## begin

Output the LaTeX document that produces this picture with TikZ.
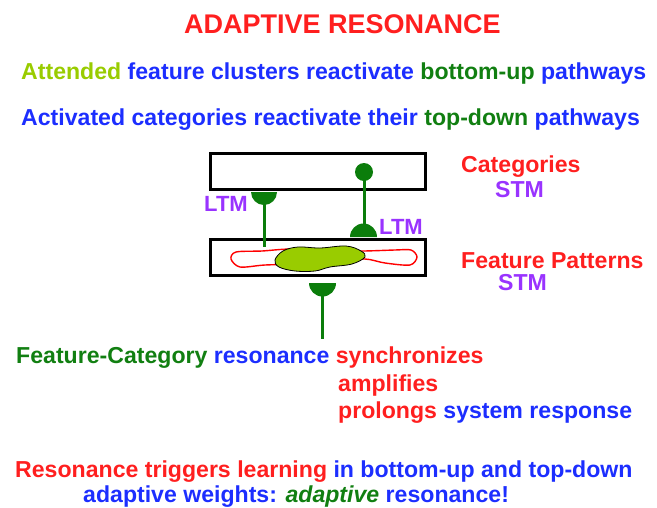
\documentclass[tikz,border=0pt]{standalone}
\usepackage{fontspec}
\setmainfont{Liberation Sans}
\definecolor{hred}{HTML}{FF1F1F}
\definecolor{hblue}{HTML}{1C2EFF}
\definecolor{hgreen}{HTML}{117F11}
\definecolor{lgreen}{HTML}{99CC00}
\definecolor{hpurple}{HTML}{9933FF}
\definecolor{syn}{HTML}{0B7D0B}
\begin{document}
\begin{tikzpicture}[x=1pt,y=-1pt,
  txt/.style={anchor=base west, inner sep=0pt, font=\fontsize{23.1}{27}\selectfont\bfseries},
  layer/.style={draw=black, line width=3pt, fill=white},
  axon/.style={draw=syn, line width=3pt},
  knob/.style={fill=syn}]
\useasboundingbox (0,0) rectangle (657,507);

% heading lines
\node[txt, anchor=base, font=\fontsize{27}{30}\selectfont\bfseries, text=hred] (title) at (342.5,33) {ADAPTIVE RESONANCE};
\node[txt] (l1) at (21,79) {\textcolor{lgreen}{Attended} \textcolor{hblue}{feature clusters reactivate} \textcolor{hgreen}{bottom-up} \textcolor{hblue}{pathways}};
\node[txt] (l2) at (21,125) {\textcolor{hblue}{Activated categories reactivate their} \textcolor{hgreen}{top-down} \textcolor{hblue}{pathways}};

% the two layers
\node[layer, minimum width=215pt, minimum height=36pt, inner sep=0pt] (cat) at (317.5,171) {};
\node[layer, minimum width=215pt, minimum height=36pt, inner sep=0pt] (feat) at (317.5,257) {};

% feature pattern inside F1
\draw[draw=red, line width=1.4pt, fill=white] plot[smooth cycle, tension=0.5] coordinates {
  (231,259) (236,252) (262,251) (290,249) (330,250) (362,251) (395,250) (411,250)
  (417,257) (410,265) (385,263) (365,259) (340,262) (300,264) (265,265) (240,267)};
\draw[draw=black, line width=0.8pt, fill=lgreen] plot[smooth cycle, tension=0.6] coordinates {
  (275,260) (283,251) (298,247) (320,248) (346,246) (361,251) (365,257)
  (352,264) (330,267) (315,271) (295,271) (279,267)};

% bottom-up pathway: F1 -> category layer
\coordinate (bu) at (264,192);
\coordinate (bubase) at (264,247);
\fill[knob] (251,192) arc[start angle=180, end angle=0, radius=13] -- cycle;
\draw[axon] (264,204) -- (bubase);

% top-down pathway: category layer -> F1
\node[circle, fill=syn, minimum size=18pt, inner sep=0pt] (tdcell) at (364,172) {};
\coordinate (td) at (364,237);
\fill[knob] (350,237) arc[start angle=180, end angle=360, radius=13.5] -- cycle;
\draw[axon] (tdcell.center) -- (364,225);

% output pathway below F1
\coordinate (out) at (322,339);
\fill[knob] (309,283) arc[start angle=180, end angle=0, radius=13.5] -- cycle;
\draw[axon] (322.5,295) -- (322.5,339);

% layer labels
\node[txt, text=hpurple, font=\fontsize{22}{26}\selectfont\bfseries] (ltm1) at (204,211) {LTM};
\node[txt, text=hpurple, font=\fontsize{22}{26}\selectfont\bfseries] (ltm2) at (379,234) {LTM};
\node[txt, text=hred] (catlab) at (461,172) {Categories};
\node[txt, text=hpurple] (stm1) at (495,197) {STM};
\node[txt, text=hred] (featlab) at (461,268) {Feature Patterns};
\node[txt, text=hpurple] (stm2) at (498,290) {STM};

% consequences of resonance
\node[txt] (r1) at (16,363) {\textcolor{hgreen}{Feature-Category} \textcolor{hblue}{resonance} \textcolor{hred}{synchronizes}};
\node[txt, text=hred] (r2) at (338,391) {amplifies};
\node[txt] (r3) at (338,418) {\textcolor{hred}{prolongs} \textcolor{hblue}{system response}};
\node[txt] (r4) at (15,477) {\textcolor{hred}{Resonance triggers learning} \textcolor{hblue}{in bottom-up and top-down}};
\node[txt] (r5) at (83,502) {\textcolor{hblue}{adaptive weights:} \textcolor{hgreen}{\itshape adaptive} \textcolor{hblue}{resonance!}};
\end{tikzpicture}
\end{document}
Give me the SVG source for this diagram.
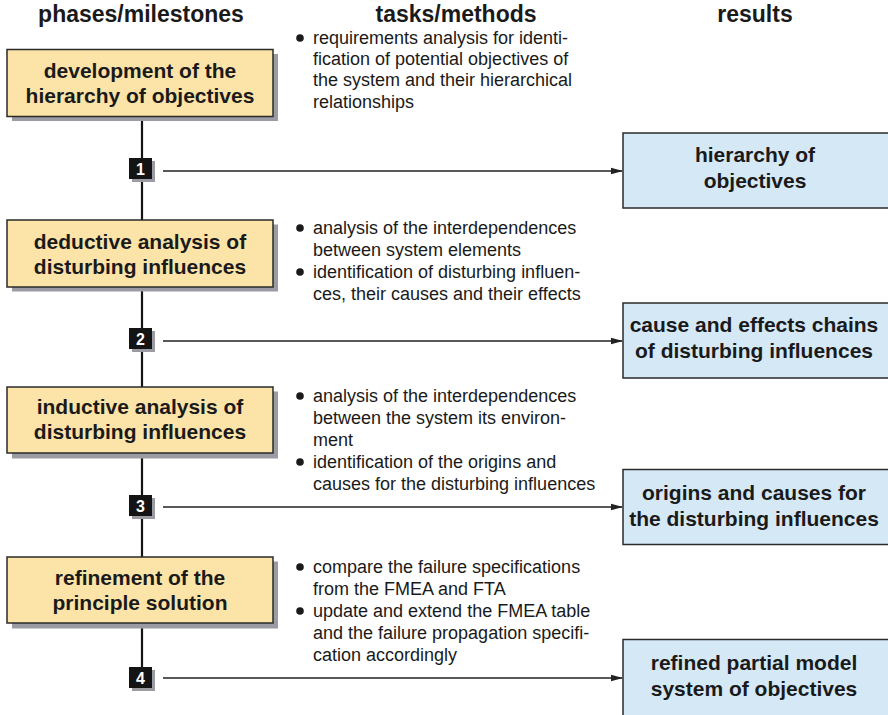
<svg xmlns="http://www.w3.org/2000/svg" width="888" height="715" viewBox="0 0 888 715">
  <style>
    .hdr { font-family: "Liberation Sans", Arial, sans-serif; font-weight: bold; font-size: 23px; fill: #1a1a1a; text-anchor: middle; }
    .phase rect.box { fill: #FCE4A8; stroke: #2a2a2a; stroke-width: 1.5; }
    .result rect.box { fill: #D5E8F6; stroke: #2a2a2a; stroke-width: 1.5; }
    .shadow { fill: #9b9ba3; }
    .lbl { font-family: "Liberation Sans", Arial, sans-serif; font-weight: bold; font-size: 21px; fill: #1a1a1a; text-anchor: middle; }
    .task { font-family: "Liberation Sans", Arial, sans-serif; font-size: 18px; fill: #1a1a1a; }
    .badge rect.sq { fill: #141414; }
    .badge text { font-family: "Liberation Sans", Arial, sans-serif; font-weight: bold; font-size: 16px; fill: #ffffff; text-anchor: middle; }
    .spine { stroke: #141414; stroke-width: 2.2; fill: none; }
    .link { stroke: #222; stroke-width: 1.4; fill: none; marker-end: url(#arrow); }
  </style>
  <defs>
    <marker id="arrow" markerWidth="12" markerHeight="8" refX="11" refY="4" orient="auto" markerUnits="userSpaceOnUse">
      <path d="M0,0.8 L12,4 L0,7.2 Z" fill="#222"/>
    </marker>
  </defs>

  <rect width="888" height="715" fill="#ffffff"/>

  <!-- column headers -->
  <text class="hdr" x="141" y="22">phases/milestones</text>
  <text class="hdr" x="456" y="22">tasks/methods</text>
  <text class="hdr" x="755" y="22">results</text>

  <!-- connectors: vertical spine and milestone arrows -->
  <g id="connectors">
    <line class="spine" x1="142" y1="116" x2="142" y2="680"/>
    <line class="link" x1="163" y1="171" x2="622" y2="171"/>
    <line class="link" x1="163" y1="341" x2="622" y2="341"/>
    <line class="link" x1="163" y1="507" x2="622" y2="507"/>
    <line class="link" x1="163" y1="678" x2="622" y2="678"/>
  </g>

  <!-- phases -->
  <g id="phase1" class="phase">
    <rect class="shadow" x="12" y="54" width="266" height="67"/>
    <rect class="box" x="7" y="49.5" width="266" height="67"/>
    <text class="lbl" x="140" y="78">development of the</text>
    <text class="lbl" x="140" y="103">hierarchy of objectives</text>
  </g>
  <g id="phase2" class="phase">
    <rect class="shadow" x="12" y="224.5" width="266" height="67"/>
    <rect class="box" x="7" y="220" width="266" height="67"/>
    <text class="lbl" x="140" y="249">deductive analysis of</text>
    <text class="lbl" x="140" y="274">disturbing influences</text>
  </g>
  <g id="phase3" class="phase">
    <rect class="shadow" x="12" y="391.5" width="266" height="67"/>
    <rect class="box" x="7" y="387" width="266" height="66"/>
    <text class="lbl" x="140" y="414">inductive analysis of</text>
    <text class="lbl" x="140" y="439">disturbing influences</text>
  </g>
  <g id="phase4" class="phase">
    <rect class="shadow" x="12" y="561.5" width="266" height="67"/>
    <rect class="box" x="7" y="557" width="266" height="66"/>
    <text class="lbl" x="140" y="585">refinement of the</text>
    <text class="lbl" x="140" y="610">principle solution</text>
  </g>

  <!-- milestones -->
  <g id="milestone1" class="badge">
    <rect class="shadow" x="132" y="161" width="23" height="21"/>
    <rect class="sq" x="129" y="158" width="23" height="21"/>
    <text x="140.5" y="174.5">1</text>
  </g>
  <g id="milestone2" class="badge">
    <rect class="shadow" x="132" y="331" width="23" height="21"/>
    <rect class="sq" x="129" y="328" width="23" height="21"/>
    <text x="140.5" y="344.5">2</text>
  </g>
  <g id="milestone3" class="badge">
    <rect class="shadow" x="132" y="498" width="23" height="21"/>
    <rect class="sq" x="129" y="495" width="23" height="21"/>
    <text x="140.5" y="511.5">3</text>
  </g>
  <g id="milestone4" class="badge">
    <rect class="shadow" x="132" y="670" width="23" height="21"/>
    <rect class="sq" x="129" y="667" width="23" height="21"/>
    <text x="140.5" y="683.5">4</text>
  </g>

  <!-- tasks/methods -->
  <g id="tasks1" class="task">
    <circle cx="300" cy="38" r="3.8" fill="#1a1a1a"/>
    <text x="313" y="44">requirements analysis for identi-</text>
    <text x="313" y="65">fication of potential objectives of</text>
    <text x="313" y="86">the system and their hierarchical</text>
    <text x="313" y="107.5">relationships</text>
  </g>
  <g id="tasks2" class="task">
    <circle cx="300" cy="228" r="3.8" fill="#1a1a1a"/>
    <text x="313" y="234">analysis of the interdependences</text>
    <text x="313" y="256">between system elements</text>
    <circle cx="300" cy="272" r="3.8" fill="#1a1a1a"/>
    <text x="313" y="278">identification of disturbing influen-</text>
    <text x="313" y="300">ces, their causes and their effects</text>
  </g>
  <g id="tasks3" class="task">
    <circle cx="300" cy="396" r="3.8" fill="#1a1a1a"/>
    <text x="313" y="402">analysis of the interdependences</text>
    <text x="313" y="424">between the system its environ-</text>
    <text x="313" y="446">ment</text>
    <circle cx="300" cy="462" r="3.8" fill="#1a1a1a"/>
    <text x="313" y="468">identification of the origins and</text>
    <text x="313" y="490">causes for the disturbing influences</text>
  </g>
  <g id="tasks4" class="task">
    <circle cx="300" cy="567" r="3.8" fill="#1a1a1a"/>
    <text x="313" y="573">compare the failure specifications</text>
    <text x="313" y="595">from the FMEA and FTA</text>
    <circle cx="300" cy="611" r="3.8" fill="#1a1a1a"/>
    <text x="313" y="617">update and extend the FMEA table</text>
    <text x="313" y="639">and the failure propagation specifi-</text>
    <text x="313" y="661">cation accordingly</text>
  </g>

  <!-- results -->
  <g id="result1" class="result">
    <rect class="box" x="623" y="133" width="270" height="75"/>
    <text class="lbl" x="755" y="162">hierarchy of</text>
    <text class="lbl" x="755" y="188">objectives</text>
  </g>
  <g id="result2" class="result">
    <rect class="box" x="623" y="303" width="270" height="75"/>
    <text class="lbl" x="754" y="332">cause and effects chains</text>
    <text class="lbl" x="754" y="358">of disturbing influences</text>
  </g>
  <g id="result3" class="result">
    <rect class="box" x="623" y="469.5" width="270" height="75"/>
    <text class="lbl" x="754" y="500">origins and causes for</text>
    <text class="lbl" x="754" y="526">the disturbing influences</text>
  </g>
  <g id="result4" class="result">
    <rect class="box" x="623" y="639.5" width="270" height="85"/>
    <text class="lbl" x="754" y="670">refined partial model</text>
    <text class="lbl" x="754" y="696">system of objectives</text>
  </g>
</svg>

## end

» Challenge:
Begin at the top of the records above and retype each line exactly until the line containing "inner sep=0pt] (feat)", which is included. Skip all pictures.

» Output below:
Output the LaTeX document that produces this picture with TikZ.
\documentclass[tikz,border=0pt]{standalone}
\usepackage{fontspec}
\setmainfont{Liberation Sans}
\definecolor{hred}{HTML}{FF1F1F}
\definecolor{hblue}{HTML}{1C2EFF}
\definecolor{hgreen}{HTML}{117F11}
\definecolor{lgreen}{HTML}{99CC00}
\definecolor{hpurple}{HTML}{9933FF}
\definecolor{syn}{HTML}{0B7D0B}
\begin{document}
\begin{tikzpicture}[x=1pt,y=-1pt,
  txt/.style={anchor=base west, inner sep=0pt, font=\fontsize{23.1}{27}\selectfont\bfseries},
  layer/.style={draw=black, line width=3pt, fill=white},
  axon/.style={draw=syn, line width=3pt},
  knob/.style={fill=syn}]
\useasboundingbox (0,0) rectangle (657,507);

% heading lines
\node[txt, anchor=base, font=\fontsize{27}{30}\selectfont\bfseries, text=hred] (title) at (342.5,33) {ADAPTIVE RESONANCE};
\node[txt] (l1) at (21,79) {\textcolor{lgreen}{Attended} \textcolor{hblue}{feature clusters reactivate} \textcolor{hgreen}{bottom-up} \textcolor{hblue}{pathways}};
\node[txt] (l2) at (21,125) {\textcolor{hblue}{Activated categories reactivate their} \textcolor{hgreen}{top-down} \textcolor{hblue}{pathways}};

% the two layers
\node[layer, minimum width=215pt, minimum height=36pt, inner sep=0pt] (cat) at (317.5,171) {};
\node[layer, minimum width=215pt, minimum height=36pt, inner sep=0pt] (feat) at (317.5,257) {};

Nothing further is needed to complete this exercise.